There are internal political reasons that should not be discounted. The deep wellsprings of cultural nationalism are watered by a belief of Muslim domination of Hindus over the last millennium. Here is an opportunity for Hindu power to stride across Muslim lands. The internal political utility of such projection would be in suitably cowing India’s Muslims, their red rag.
The rationale would be their susceptibility to outside blandishment towards terrorism – witnessed over the last two decades through their hobnobbing with Pakistan’s ISI. This necessitates tackling the problem at its origin. Watch this argument being trotted out over the following months by closet right wing strategists.
Words of caution
That said, anticipatory arguments against premature commitment to military adventurism are in order. The ISIS is all that the western media says, and more. It is an ogre. It is however not a monolith. The West and Russia have good reasons to want to get rid of it. Its rise shows up their underside.
The West has flirted with radical Islam not only for strategic heft against Soviet Union initially, but also in this case against Assad. Russia has trampled Chechnya and the Russians in the ISIS is a blowback brewing. The ISIS is resident in an Iraqi Sunni populace with its own political and strategic moorings. To add to complexity, a proportion of its funding is from Arab sources alienated from their feudal regimes to an extent that cosmetic elections as the latest one in Saudi Arabia are simply too late salvage.

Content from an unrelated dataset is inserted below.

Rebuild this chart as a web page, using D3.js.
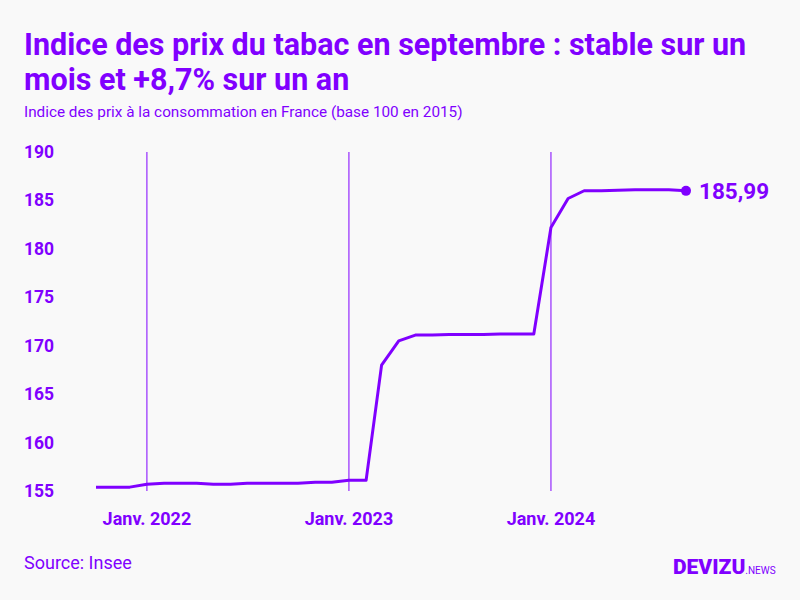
<!DOCTYPE html><html><head><meta charset="utf-8"><script src="https://cdn.jsdelivr.net/npm/d3@7"></script>
<style>body{margin:0;background:#f9f9f9}svg{font-family:Roboto,sans-serif}</style></head><body><svg width="800" height="600"></svg>
<script>
const months = d3.range(36).map(i => new Date(2021, 9 + i, 1));
const values = [155.4,155.4,155.4,155.7,155.8,155.8,155.8,155.7,155.7,155.8,155.8,155.8,155.8,155.9,155.9,156.1,156.1,168.0,170.5,171.1,171.1,171.15,171.15,171.15,171.2,171.2,171.2,182.2,185.2,186.0,186.0,186.05,186.1,186.1,186.1,185.99];
const yTicks = [155,160,165,170,175,180,185,190];
const xTicks = [new Date(2022,0,1), new Date(2023,0,1), new Date(2024,0,1)];
const xLabels = ["Janv. 2022","Janv. 2023","Janv. 2024"];
const C = "#8000ff";
const svg = d3.select("svg");
svg.append("rect").attr("width",800).attr("height",600).attr("fill","#f9f9f9");
const x = d3.scaleTime().domain([months[0], months[35]]).range([96, 686]);
const y = d3.scaleLinear().domain([155,190]).range([491,152]);
svg.append("text").attr("x",24).attr("y",55).attr("font-size",30.5).attr("font-weight",700).attr("fill",C).text("Indice des prix du tabac en septembre : stable sur un");
svg.append("text").attr("x",24).attr("y",90).attr("font-size",30.5).attr("font-weight",700).attr("fill",C).text("mois et +8,7% sur un an");
svg.append("text").attr("x",24).attr("y",117).attr("font-size",15.3).attr("fill",C).text("Indice des prix à la consommation en France (base 100 en 2015)");
xTicks.forEach((d,i)=>{
  svg.append("line").attr("x1",x(d)).attr("x2",x(d)).attr("y1",152).attr("y2",491).attr("stroke",C).attr("stroke-width",1);
  svg.append("text").attr("x",x(d)).attr("y",525).attr("text-anchor","middle").attr("font-size",18).attr("font-weight",700).attr("fill",C).text(xLabels[i]);
});
yTicks.forEach(t=>svg.append("text").attr("x",24).attr("y",y(t)+6).attr("font-size",17.5).attr("font-weight",700).attr("fill",C).text(t));
svg.append("path").datum(values).attr("fill","none").attr("stroke",C).attr("stroke-width",3).attr("stroke-linejoin","round")
  .attr("d", d3.line().x((d,i)=>x(months[i])).y(d=>y(d)));
svg.append("circle").attr("cx",x(months[35])).attr("cy",y(values[35])).attr("r",5).attr("fill",C);
svg.append("text").attr("x",699).attr("y",y(values[35])+8).attr("font-size",22.5).attr("font-weight",700).attr("fill",C).text("185,99");
svg.append("text").attr("x",24).attr("y",569).attr("font-size",18).attr("fill",C).text("Source: Insee");
const lg = svg.append("text").attr("x",673).attr("y",574).attr("fill",C);
lg.append("tspan").attr("font-size",21).attr("font-weight",900).text("DEVIZU");
lg.append("tspan").attr("font-size",10).text(".NEWS");
</script></body></html>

A military roll back of ISIS, even with the powers on the same page, would be to address symptoms. This means that just as ISIS succeeded Al Qaeda, there would be another new kid on the block. The military way as currently underway does not lend confidence that it is sufficiently cognizant of the laws of war. Incessant bombing of populated areas is on. It is hard to believe that the ISIS is sitting out in the desert without its human shields.
The shooting down of the Russian jet by its prospective ally Turkey in this war suggests an inability of any coalition to undertake operations. The UN could lend its resolution as cover, it is not capable of handling operations. A lead nation or a combination of nations will therefore take the bite and drag India under the UN flag into a conflict not of its making.
It is apparent that photo opportunities of the kind Prime Minister Modi is indulging in -- such as those showing him aboard IAF choppers providing relief in Chennai or onboard an aircraft carrier -- are being taken too seriously. Overconfidence in the military also calls for a warning. A brass that could not convince its political leadership that a combined commanders’ conference is not like a political party’s jamboree is not one that can be relied on to pull off peace enforcement half a continent away.
The only positive spin one can make of the statement is that India is perhaps under pressure from the USA to sign up for an impending ‘Coalition of the Willing II’, which it rightly wishes to avoid. Therefore, its insistence on UN resolution, which in the circumstance of peace enforcement in Iraq or Syria may be difficult to come by.